### EXERCISE INSTRUCTIONS
Quote the listing in full, exactly as given, minus any pictures.

--- start ---

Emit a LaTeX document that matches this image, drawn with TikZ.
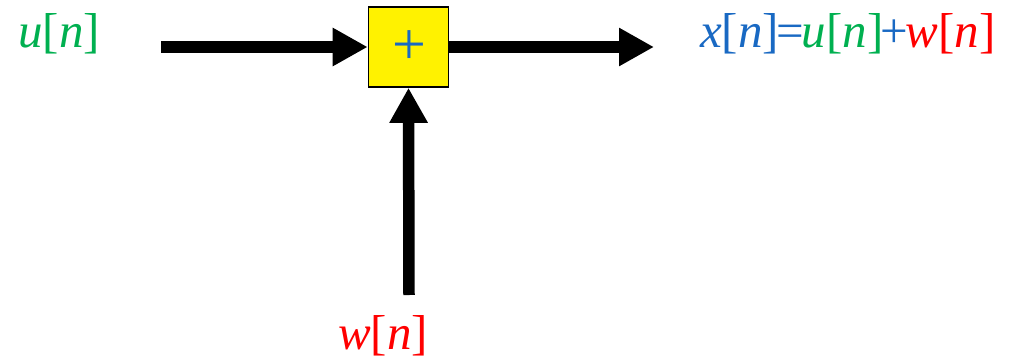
\documentclass[tikz,border=0pt]{standalone}
\usepackage{fontspec}
\setmainfont{Liberation Serif}
\usetikzlibrary{arrows.meta}
\definecolor{sigblue}{RGB}{25,105,195}
\definecolor{siggreen}{RGB}{0,176,80}
\definecolor{sigred}{RGB}{255,0,0}
\tikzset{
  sumbox/.style={draw=black, line width=1.6pt, fill=yellow, minimum width=80pt,
    minimum height=80pt, inner sep=0pt, text=sigblue, font=\fontsize{60}{60}\selectfont},
  flow/.style={line width=11.5pt, -{Triangle[length=35pt,width=36pt]}},
  siglabel/.style={inner sep=0pt, font=\fontsize{49}{49}\selectfont}
}
\begin{document}
\begin{tikzpicture}[x=1pt, y=-1pt]
  \useasboundingbox (0,0) rectangle (1013,361);
  % adder block
  \node[sumbox] (sum) at (408.5,47) {};
  \node[text=sigblue, inner sep=0pt, font=\fontsize{60}{60}\selectfont] (plus) at (409,47.5) {+};
  % free ends of the connectors
  \coordinate (uin) at (161,47);
  \coordinate (xout) at (654,47);
  \coordinate (win) at (409,295);
  % signals
  \node[siglabel, anchor=base west, text=siggreen] (ulab) at (18,48)
    {\textit{u}[\textit{n}]};
  \node[siglabel, anchor=base west] (xlab) at (700,48)
    {\color{sigblue}\textit{x}[\textit{n}]\kern-2.5pt=\kern-2.5pt\color{siggreen}\textit{u}[\textit{n}]\kern-2.5pt\color{sigblue}+\kern-2.5pt\color{sigred}\textit{w}[\textit{n}]};
  \node[siglabel, anchor=base west, text=sigred] (wlab) at (338,349)
    {\textit{w}[\textit{n}]};
  % connectors
  \draw[flow] (uin) -- (sum.west);
  \draw[flow] (sum.east) -- (xout);
  \draw[flow] (win) -- (sum.south);
\end{tikzpicture}
\end{document}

--- end ---

### SOLUTION
Emit a LaTeX document that matches this image, drawn with TikZ.
\documentclass[tikz,border=0pt]{standalone}
\usepackage{fontspec}
\setmainfont{Liberation Serif}
\usetikzlibrary{arrows.meta}
\definecolor{sigblue}{RGB}{25,105,195}
\definecolor{siggreen}{RGB}{0,176,80}
\definecolor{sigred}{RGB}{255,0,0}
\tikzset{
  sumbox/.style={draw=black, line width=1.6pt, fill=yellow, minimum width=80pt,
    minimum height=80pt, inner sep=0pt, text=sigblue, font=\fontsize{60}{60}\selectfont},
  flow/.style={line width=11.5pt, -{Triangle[length=35pt,width=36pt]}},
  siglabel/.style={inner sep=0pt, font=\fontsize{49}{49}\selectfont}
}
\begin{document}
\begin{tikzpicture}[x=1pt, y=-1pt]
  \useasboundingbox (0,0) rectangle (1013,361);
  % adder block
  \node[sumbox] (sum) at (408.5,47) {};
  \node[text=sigblue, inner sep=0pt, font=\fontsize{60}{60}\selectfont] (plus) at (409,47.5) {+};
  % free ends of the connectors
  \coordinate (uin) at (161,47);
  \coordinate (xout) at (654,47);
  \coordinate (win) at (409,295);
  % signals
  \node[siglabel, anchor=base west, text=siggreen] (ulab) at (18,48)
    {\textit{u}[\textit{n}]};
  \node[siglabel, anchor=base west] (xlab) at (700,48)
    {\color{sigblue}\textit{x}[\textit{n}]\kern-2.5pt=\kern-2.5pt\color{siggreen}\textit{u}[\textit{n}]\kern-2.5pt\color{sigblue}+\kern-2.5pt\color{sigred}\textit{w}[\textit{n}]};
  \node[siglabel, anchor=base west, text=sigred] (wlab) at (338,349)
    {\textit{w}[\textit{n}]};
  % connectors
  \draw[flow] (uin) -- (sum.west);
  \draw[flow] (sum.east) -- (xout);
  \draw[flow] (win) -- (sum.south);
\end{tikzpicture}
\end{document}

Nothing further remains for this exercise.